* **SUPPLIED INFORMATION**
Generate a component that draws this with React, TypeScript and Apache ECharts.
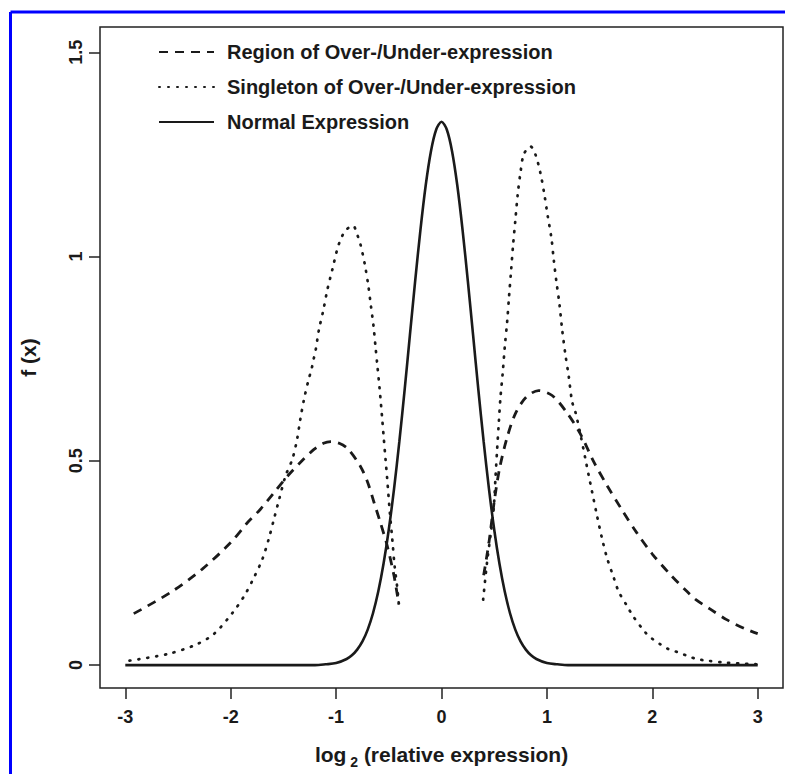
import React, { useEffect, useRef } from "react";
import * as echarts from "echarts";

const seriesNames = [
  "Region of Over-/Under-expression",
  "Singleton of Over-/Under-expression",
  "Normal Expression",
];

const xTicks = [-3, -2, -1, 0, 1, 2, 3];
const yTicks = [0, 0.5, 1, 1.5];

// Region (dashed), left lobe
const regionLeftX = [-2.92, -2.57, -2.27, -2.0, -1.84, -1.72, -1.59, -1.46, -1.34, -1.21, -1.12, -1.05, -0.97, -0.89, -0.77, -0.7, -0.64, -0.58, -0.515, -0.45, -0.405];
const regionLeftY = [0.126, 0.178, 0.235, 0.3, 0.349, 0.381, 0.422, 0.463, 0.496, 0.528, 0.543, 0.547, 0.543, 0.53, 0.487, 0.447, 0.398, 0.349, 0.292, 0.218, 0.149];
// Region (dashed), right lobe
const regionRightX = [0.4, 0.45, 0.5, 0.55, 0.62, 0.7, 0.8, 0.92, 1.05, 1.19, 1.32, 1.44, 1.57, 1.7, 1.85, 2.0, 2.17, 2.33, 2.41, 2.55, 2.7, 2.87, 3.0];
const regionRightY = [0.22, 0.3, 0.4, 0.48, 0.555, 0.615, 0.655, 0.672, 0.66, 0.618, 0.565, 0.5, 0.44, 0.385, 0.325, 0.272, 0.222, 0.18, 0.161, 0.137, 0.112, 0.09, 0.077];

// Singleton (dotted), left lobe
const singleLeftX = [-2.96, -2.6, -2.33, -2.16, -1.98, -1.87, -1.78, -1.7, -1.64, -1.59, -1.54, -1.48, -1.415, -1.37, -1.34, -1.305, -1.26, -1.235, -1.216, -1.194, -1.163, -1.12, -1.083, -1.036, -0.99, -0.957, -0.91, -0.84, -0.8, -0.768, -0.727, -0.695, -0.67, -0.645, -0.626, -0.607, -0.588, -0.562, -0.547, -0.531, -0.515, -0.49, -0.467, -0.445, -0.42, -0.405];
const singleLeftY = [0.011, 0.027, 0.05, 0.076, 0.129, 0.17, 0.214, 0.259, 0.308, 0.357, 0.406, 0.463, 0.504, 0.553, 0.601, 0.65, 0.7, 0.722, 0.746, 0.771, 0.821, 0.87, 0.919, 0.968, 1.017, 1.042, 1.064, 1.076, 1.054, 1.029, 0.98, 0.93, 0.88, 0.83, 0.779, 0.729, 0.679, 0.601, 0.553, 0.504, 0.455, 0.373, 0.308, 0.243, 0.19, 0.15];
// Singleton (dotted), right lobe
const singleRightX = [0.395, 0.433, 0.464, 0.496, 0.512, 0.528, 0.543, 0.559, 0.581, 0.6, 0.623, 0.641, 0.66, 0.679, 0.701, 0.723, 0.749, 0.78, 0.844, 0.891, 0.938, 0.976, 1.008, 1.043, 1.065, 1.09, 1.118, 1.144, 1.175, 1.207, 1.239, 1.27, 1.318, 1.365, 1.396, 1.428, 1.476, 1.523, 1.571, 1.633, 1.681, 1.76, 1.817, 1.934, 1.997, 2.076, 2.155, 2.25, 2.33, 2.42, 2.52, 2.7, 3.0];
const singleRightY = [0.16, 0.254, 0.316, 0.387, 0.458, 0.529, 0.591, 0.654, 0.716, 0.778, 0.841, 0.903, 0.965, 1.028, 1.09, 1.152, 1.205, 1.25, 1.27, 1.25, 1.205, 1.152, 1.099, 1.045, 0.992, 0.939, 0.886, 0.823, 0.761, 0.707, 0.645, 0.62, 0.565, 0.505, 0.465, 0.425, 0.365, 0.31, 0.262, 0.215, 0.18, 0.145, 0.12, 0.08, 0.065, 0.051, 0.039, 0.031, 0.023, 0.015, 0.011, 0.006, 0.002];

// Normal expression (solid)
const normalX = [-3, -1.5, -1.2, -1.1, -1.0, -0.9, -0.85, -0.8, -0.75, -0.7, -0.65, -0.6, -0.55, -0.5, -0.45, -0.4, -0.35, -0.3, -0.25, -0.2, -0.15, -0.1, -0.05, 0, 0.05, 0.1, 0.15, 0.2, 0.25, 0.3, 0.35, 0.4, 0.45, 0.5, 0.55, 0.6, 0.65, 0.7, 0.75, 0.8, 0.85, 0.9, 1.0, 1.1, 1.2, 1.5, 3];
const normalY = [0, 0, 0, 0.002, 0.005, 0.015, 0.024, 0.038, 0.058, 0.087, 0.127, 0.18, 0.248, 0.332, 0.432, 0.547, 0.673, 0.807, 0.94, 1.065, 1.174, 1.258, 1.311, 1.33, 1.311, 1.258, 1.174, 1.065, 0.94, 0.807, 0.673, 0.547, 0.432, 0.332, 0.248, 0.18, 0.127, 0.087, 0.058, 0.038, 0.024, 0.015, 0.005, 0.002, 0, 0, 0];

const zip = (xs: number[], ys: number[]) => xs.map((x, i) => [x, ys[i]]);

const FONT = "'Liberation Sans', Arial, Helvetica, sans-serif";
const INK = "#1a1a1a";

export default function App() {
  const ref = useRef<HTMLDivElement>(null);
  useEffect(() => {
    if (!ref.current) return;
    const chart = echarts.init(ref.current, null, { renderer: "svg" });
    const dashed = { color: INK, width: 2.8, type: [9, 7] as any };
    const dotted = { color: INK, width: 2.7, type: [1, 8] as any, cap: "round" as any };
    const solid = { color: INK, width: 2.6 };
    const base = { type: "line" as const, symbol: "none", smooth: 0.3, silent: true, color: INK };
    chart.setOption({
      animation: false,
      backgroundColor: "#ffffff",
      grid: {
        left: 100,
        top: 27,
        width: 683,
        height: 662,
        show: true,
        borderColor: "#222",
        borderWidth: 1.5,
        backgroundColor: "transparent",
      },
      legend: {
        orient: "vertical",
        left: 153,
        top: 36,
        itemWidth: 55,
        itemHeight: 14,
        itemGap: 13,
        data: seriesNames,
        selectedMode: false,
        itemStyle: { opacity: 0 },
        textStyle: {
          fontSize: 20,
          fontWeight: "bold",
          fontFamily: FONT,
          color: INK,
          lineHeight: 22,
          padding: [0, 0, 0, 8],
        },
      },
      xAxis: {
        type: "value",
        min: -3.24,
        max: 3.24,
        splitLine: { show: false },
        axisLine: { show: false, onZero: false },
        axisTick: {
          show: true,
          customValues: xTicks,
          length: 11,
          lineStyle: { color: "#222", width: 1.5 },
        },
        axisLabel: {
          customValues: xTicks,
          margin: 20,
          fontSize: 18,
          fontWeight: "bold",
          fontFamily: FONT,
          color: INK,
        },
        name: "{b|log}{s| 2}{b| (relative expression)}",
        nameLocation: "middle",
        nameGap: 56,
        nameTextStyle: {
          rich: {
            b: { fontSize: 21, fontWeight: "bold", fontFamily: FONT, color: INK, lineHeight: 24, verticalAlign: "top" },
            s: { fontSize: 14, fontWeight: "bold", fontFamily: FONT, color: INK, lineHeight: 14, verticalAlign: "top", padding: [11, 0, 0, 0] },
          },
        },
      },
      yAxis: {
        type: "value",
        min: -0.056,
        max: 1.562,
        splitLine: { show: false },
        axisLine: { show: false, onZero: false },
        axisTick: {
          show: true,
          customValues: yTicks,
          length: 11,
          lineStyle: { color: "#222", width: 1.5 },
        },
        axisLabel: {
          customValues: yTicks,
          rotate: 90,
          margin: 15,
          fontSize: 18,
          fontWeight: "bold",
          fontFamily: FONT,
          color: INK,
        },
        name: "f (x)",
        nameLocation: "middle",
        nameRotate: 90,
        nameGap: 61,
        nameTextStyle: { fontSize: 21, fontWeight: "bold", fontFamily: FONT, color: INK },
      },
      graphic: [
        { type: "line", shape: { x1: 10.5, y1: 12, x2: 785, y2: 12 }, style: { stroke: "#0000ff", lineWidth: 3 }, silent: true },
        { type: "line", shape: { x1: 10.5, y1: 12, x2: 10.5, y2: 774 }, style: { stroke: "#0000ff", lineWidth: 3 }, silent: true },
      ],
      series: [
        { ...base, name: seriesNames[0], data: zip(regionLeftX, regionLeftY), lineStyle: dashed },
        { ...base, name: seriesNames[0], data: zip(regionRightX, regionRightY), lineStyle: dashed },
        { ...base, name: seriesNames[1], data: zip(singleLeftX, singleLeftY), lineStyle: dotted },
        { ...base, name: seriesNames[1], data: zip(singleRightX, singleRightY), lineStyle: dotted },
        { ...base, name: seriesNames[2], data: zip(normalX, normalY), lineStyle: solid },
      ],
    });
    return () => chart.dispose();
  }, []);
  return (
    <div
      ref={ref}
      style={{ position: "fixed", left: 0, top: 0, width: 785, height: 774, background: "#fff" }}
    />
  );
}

* **EXERCISE INSTRUCTIONS**
Write out exactly the opening lines of the data, stopping after the line that holds "0.112, 0.09, 0.077];". Exclude pictures.

* **OUTPUT OF THE TASK**
Generate a component that draws this with React, TypeScript and Apache ECharts.
import React, { useEffect, useRef } from "react";
import * as echarts from "echarts";

const seriesNames = [
  "Region of Over-/Under-expression",
  "Singleton of Over-/Under-expression",
  "Normal Expression",
];

const xTicks = [-3, -2, -1, 0, 1, 2, 3];
const yTicks = [0, 0.5, 1, 1.5];

// Region (dashed), left lobe
const regionLeftX = [-2.92, -2.57, -2.27, -2.0, -1.84, -1.72, -1.59, -1.46, -1.34, -1.21, -1.12, -1.05, -0.97, -0.89, -0.77, -0.7, -0.64, -0.58, -0.515, -0.45, -0.405];
const regionLeftY = [0.126, 0.178, 0.235, 0.3, 0.349, 0.381, 0.422, 0.463, 0.496, 0.528, 0.543, 0.547, 0.543, 0.53, 0.487, 0.447, 0.398, 0.349, 0.292, 0.218, 0.149];
// Region (dashed), right lobe
const regionRightX = [0.4, 0.45, 0.5, 0.55, 0.62, 0.7, 0.8, 0.92, 1.05, 1.19, 1.32, 1.44, 1.57, 1.7, 1.85, 2.0, 2.17, 2.33, 2.41, 2.55, 2.7, 2.87, 3.0];
const regionRightY = [0.22, 0.3, 0.4, 0.48, 0.555, 0.615, 0.655, 0.672, 0.66, 0.618, 0.565, 0.5, 0.44, 0.385, 0.325, 0.272, 0.222, 0.18, 0.161, 0.137, 0.112, 0.09, 0.077];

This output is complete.